CELEBRATING A LITTLE BIT OF CUMBRIA with English Pastoral author James Rebanks

As headline sponsors of the Wainwright Prize, and being based in the English Lake District ourselves, we were delighted to be able to visit James Rebanks at his farm in Matterdale to present him with the Wainwright Prize for UK Nature Writing for his book ‘English Pastoral’.
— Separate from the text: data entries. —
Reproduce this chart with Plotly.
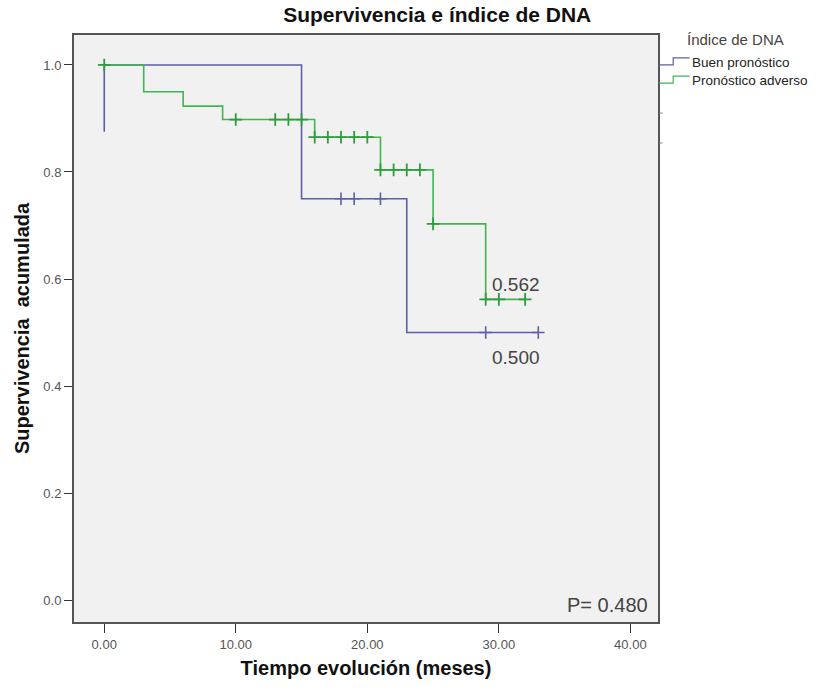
import plotly.graph_objects as go

# Kaplan-Meier steps: event times and survival after each event
buen_t = [0, 0, 15, 23, 33]
buen_s = [0.875, 1.0, 0.75, 0.500, 0.500]
adverso_t = [0, 3, 6, 9, 16, 21, 25, 29, 32]
adverso_s = [1.0, 0.950, 0.923, 0.898, 0.865, 0.804, 0.703, 0.562, 0.562]

# censored observations (months)
buen_cens = [18, 19, 21, 29, 33]
adverso_cens = [0, 10, 13, 14, 15, 16, 17, 18, 19, 20, 21, 22, 23, 24, 25, 29, 30, 32]

x_ticks = [0, 10, 20, 30, 40]
y_ticks = [0.0, 0.2, 0.4, 0.6, 0.8, 1.0]

series_names = ["Buen pronóstico", "Pronóstico adverso"]
p_value = 0.480

BLUE = "#5b60a8"
GREEN = "#3fb650"
GREEN_DARK = "#2e9c3e"
TXT = "#444444"
FONT = "Liberation Sans, Arial, sans-serif"


def level_at(ts, ss, t):
    """Right-continuous step value at time t."""
    val = ss[0]
    for ti, si in zip(ts, ss):
        if ti <= t:
            val = si
    return val


fig = go.Figure()

fig.add_trace(go.Scatter(x=buen_t, y=buen_s, mode="lines", line=dict(color=BLUE, width=1.6, shape="hv"),
                         name=series_names[0], showlegend=False, hoverinfo="skip"))
fig.add_trace(go.Scatter(x=adverso_t, y=adverso_s, mode="lines", line=dict(color=GREEN, width=1.6, shape="hv"),
                         name=series_names[1], showlegend=False, hoverinfo="skip"))

fig.add_trace(go.Scatter(x=buen_cens, y=[level_at(buen_t, buen_s, t) for t in buen_cens], mode="markers",
                         marker=dict(symbol="cross-thin", size=9, line=dict(color=BLUE, width=1.6)),
                         showlegend=False, hoverinfo="skip"))
fig.add_trace(go.Scatter(x=adverso_cens, y=[level_at(adverso_t, adverso_s, t) for t in adverso_cens], mode="markers",
                         marker=dict(symbol="cross-thin", size=9, line=dict(color=GREEN_DARK, width=1.8)),
                         showlegend=False, hoverinfo="skip"))

# final survival values
fig.add_annotation(x=31.3, y=adverso_s[-1], text=f"{adverso_s[-1]:.3f}", showarrow=False, yshift=15,
                   font=dict(family=FONT, size=19, color=TXT))
fig.add_annotation(x=31.3, y=buen_s[-1], text=f"{buen_s[-1]:.3f}", showarrow=False, yshift=-25,
                   font=dict(family=FONT, size=19, color=TXT))
fig.add_annotation(x=0.986, y=0.0, xref="paper", yref="paper", text=f"P= {p_value:.3f}", showarrow=False,
                   xanchor="right", yanchor="bottom", yshift=4, font=dict(family=FONT, size=20, color=TXT))

# legend drawn at the right of the frame
fig.add_annotation(x=1.046, y=0.9915, xref="paper", yref="paper", text="Índice de DNA", showarrow=False,
                   xanchor="left", yanchor="middle", font=dict(family=FONT, size=15, color=TXT))
for i, (name, col) in enumerate(zip(series_names, [BLUE, GREEN])):
    yy = 0.954 - i * 0.031
    x0 = 1.002
    fig.add_shape(type="path", xref="paper", yref="paper",
                  path=f"M {x0} {yy - 0.005} L {x0 + 0.024} {yy - 0.005} L {x0 + 0.024} {yy + 0.007} L {x0 + 0.052} {yy + 0.007}",
                  line=dict(color=col, width=1.2))
    fig.add_annotation(x=x0 + 0.052, y=yy, xref="paper", yref="paper", text=name, showarrow=False,
                       xanchor="left", yanchor="middle", font=dict(family=FONT, size=13.5, color="#222222"))

# two short marks just outside the right frame edge
for yy in [0.867, 0.816]:
    fig.add_shape(type="line", xref="paper", yref="paper", x0=1.002, x1=1.008, y0=yy, y1=yy,
                  line=dict(color="#888888", width=1))

fig.update_layout(
    width=828, height=690,
    margin=dict(l=74, r=170, t=35, b=68),
    paper_bgcolor="white",
    plot_bgcolor="#f1f1f1",
    title=dict(text="Supervivencia e índice de DNA", x=0.528, xanchor="center", y=0.979, yanchor="middle",
               font=dict(family=FONT, size=21, color="#111111", weight="bold")),
    showlegend=False,
)
fig.update_xaxes(range=[-2.3, 42.1], tickvals=x_ticks, ticktext=[f"{v:.2f}" for v in x_ticks],
                 showgrid=False, zeroline=False, showline=True, mirror=True, linecolor="#555555", linewidth=2,
                 ticks="outside", ticklen=9, tickcolor="#333333", tickwidth=1,
                 tickfont=dict(family=FONT, size=13, color="#555555"),
                 title=dict(text="Tiempo evolución (meses)", standoff=10,
                            font=dict(family=FONT, size=20, color="#111111", weight="bold")))
fig.update_yaxes(range=[-0.041, 1.056], tickvals=y_ticks, ticktext=[f"{v:.1f}" for v in y_ticks],
                 showgrid=False, zeroline=False, showline=True, mirror=True, linecolor="#555555", linewidth=2,
                 ticks="outside", ticklen=8, tickcolor="#333333", tickwidth=1,
                 tickfont=dict(family=FONT, size=13, color="#555555"),
                 title=dict(text="Supervivencia  acumulada", standoff=8,
                            font=dict(family=FONT, size=20, color="#111111", weight="bold")))

fig.write_html("out.html")
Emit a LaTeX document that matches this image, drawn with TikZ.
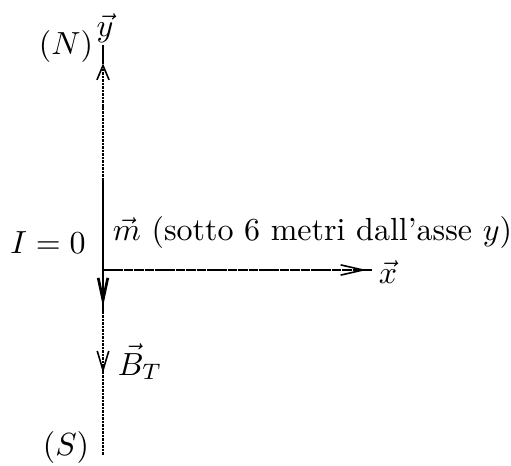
\documentclass[tikz,border=0pt]{standalone}
\usetikzlibrary{arrows.meta,calc,decorations.markings}
\tikzset{
  >={Straight Barb[length=6pt,width=3.6pt]},
  axis/.style={line width=0.5pt, dash pattern=on 0.8pt off 0.3pt},
  xaxis/.style={line width=0.5pt, dash pattern=on 3pt off 0.25pt},
  moment/.style={line width=0.85pt},
  lab/.style={inner sep=1pt},
}

\begin{document}
\begin{tikzpicture}[x=0.3125pt,y=-0.3125pt]
\useasboundingbox (0,0) rectangle (511,466);

% ---------------- axes ----------------
\coordinate (O) at (103,270);
\coordinate (ytop) at (103,45);
\coordinate (ybot) at (103,455);
\coordinate (xend) at (372,270);
\draw[axis, postaction={decorate}, decoration={markings,
    mark=at position 0.955 with {\arrow[solid]{Straight Barb[length=4.5pt,width=3.8pt]}},
    mark=at position 0.2 with {\arrowreversed[solid]{>}}}] (ybot) -- (ytop);
\draw[moment] (ytop) -- ++(0,17);
\draw[xaxis, postaction={decorate}, decoration={markings,
    mark=at position 0.98 with {\arrow[solid]{Straight Barb[length=7pt,width=3.2pt]}}}] (O) -- (xend);

% ---------------- moment m ----------------
\coordinate (mtop) at (103,180);
\coordinate (mbot) at (103,312);
\draw[moment, postaction={decorate}, decoration={markings,
    mark=at position 0.96 with {\arrow{Straight Barb[length=7pt,width=3pt]}}}] (mtop) -- (mbot);

% ---------------- labels ----------------
\node[lab] (ylab) at (105,28) {$\vec{y}$};
\node[lab] (N) at (66,47) {$(N)$};
\node[lab] (I) at (48,243) {$I=0$};
\node[lab, anchor=west] (mlab) at (109,232) {$\vec{m}$ (sotto 6 metri dall'asse $y$)};
\node[lab, anchor=west] (xlab) at ($(xend)+(3,2)$) {$\vec{x}$};
\node[lab] (BT) at (140,362) {$\vec{B}_T$};
\node[lab] (S) at (66,447) {$(S)$};

\end{tikzpicture}
\end{document}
Our Chairman Mark Cropper was joined by Alistair Giles of Agile, organisers of the prize, and Richard Bracewell our Marketing Director to congratulate James and hand over the award.
James welcomed us on a very wet and windy day, and very kindly gave us a tour of the farm where we learned about the nature friendly farming methods being put into practice to make the farm more environmentally sustainable – improving soil health and biodiversity, and ensuring the farm sequesters more carbon than it releases.
It was truly inspiring to have that direct connection and experience with nature, and something that James and the other authors on the Wainwright Prize list do beautifully is to bring nature into our indoor moments.
I write out in the field on my phone…scraps of paper…a notebook that can fit in my pocket. The kind of writer I am I try to capture the immediacy of things, and there’s a directness to doing that at the time that you can’t replicate later.James Rebanks, Author

The farm is nestled between two of Wainwright’s fells, Great Mell Fell and Little Mell Fell in Matterdale, just a short drive north of our mill. When ‘English Pastoral’ was published, James was not aware that it was made with paper from our mill, and still retains some water from the Lake District fells within every cover.
“That’s a lovely and mad thought that my book is made out of a little bit of Cumbria”, James commented.
It was a thought provoking day, and one that resonates with our own sustainability goals and ambitions towards net zero.